The algorithms used by Ripple are explained using examples. Candidates highlighted in green are the "reasons" that the candidates highlighted in red can be removed.
The exclusion rule: only one of each digit can occur in each polyomino, so once an answer is set all other occurrences of that digit in its polyomino can be deleted. Here, the digit 1 has already been set for a polyomino and so any other digit 1s in the polyomino can be deleted.
Forbidden neighbour: no digit N can occur in a cell which is within N cells orthonally of a cell for which that digit is the solution. Here, the digit 3 has already been set for a polyomino and so a digit 3 in the same row (and column) can be deleted.
Hidden single: all polyominoes must contain exactly one of each of the digits; if a cell contains the only remaining copy of a digit in a polyomino, that digit must be the answer for that cell, and any other digits in that cell can be deleted. Here, a polyomino has only one remaining digit 3 and so that must be the answer for the cell it is in and any other digits in the cell can be deleted.
Naked pairs: all polyominoes must contain exactly one of each of the digits; if a pair of cells each contain only the same two digits, those digits must be the answers for the two cells, and any other occurrences of those digits in the corresponding polyomino can be deleted. Here, two cells contain only the digits 1 and 2 so they must be their solutions and so any other 1,2 digits in the polyomino can be deleted.
Hidden pairs: all polyominoes must contain exactly one of each of the digits; if a pair of cells contain the only copies of two digits in a polyomino, those digits must be the answers for the two cells, and any other digits in those cells can be deleted. Here, digits 3,4 occur in only two cells and so must be their solutions and so any other digits in those cells can be deleted.

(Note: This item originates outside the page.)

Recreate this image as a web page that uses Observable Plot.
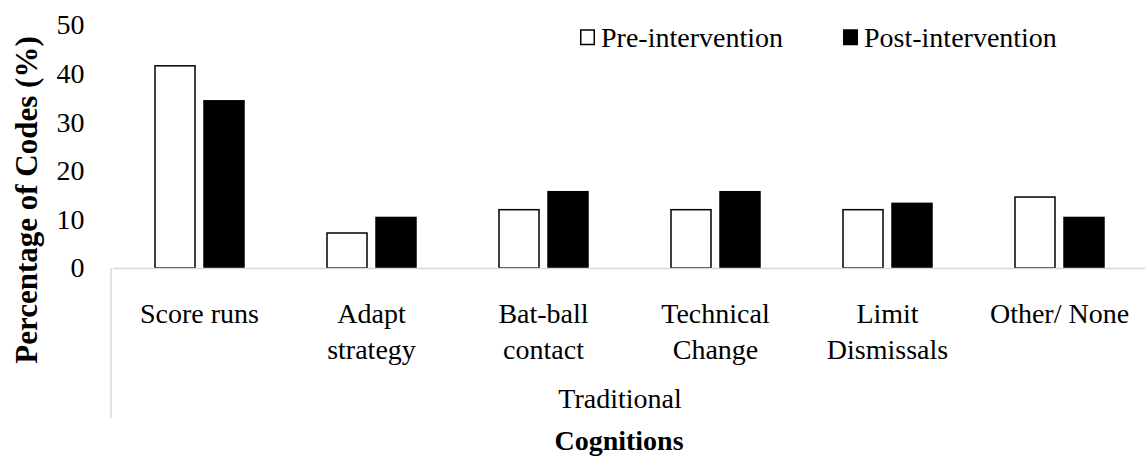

Naked triples: all polyominoss must contain exactly one of each of the digits; if between them, three cells contain only three different digits, those digits must be the answers for the three cells, and any other occurrences of those digits in the corresponding polyomino can be deleted. Here, the digits 2,3,4 must be the solutions for the three cells and so any other digits 2,3,4 in the polyomino can be deleted.
Hidden triples: all polyominoes must contain exactly one of each of the digits; if three cells contain the only copies of three digits in a polyomino, those digits must be the answers for the three cells, and any other digits in those cells can be deleted. Here, digits 1,2,3 must be the solutions for the three cells and so the digits 4,5 can be deleted in those cells.
This algorithm combines both rules. No digit N can occur in an orthogonal cell which is within distance N of a cell for which N is the solution. All polyominoes must contain exactly one of each of the digits. The combination: If a pair of cells in a polyomino each contain only the same two digits, those digits must be the answers for those two cells. If the two cells are in the same row or same column, even though we don't know which cell has which answer we can exclude digits in that row or that column. Here a yellow coloured polyomino has two cells in the same row, each with candidates 2,3. Both of these two cells are within 3 cells of a cell in the same row in another polyomino. Irrespective of which cell of the yellow polyomino is a 3, it will be too close to the 3 in the other polyomino and so its candidate 3 can be deleted. Note that the purple polyomino below the yellow one also has a 1,3 pair, but they do not share a row or column, so this algorithm cannot use them.